South Africa is a country with endless possibilities for growth and economic expansion. A key driver of this potential is the success of business ventures operating by South Africans in the country. When considering starting your own business, an important factor to consider is the type of business you want to own. This post will help guide you on the different basic types of business ownership available to you.
Sole Trader or Proprietor
This is the simplest form of ownership. It is characterised by one individual owning and operating the entire business. The individual assumes all financial responsibility and receives all profits generated by the business. A common starting point for many businesses, this option offers no capital restrictions. The business does not operate as a separate legal entity which means there is increased liability for the owner.

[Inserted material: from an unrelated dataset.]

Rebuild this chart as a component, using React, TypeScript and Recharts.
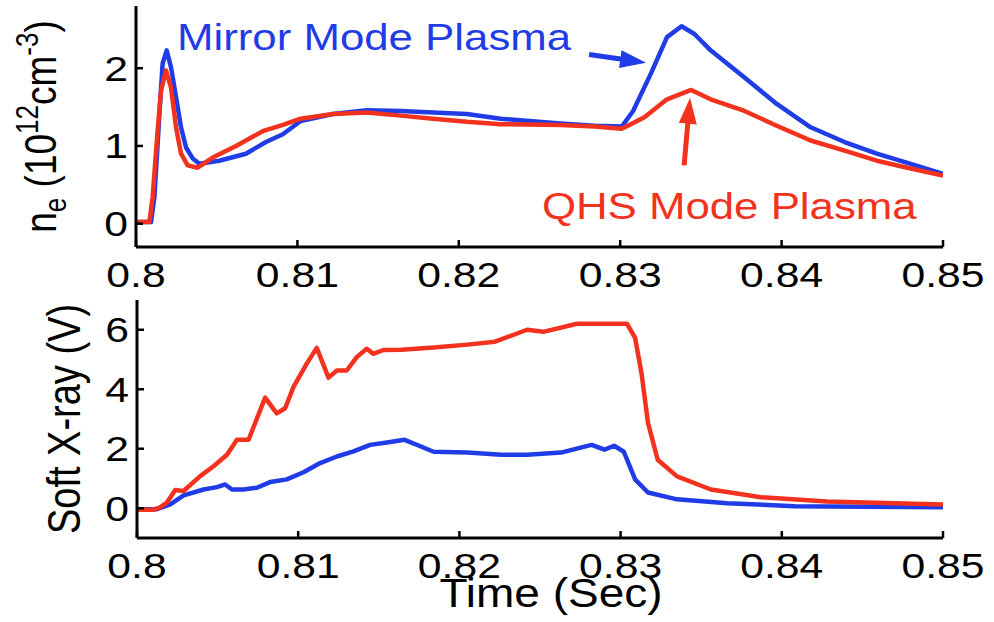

Another common form or ownership, this option involves multiple partners taking on the responsibility of managing and financing the business. Partners share in profits and assume legal responsibility for debts incurred. This option provides a cost-effective way of running the business through sharing of responsibility in addition to giving the advantage of having multiple perspectives on various decisions. If managed carefully, these perspectives could foster a flourishing business environment. Essentially, a strong bond of trust is needed.
These are jointly owned and democratically controlled by al members. Multiple people or companies unite for a common economic or social purpose to form a co-operative, which functions as a separate legal entity. There is the advantage of having pooled resources; however, there are usually low returns on capital.
Operating as a separate legal entity, this option gives members reduced liability. Restricted to 10 members, CCs are mandated by the Close Corporation Act 69 of 198 and the Companies Act 21 of 2008. It should be noted that close Corporations are no longer available as new entities in South Africa.
Companies are seen as legal entities; which means that the company in this regard has the capacity to act on its own. They are often subject to strict legislation. A memorandum of Incorporation (MOI) must be filed, which represents the company’s founding statement.
There are two type of companies; namely profit and non-profit.
Profit companies can be further sub-divided into:
Private ’Pty’ Ltd
Personal Liability Companies ‘Inc’
Public Companies ‘Ltd’
State-Owned ‘SOC’ Ltd
These companies may have unlimited shareholders and provide ease of transfer of ownership. They must have at least one director and members have limited liability. Shares cannot be offered to the general public and members are required to hold an annual general meeting. Regulated by the Companies Act 71 of 2008, Private companies must register for tax purposes.
There is joint liability for shareholder and directors; however there are fewer transparency requirements. These companies are not required to submit audited financial statements.
Shares are offered on the open market, which allows the company to raise capital this way. These companies require at least 3 directors and are subject to a high degree of transparency. All information about the company is available for the public and the number of shareholders is unlimited.
Created by the government, these companies are also viewed as part of government from a legal perspective. They are share companies, in which the government has the controlling share. A major advantage is that funding is provided by government; however this may lead to the disadvantage of limited decision-making, with legal formalities complicating operations.
Non-Profit companies have a structure that is similar to other companies, but has a few differentiations such as:
- Profits that are generated are required to generate more work.
- Profits cannot be shared among members.
- There is no share distribution of shares or paying of dividends.
- There is an alleviation of legal restrictions.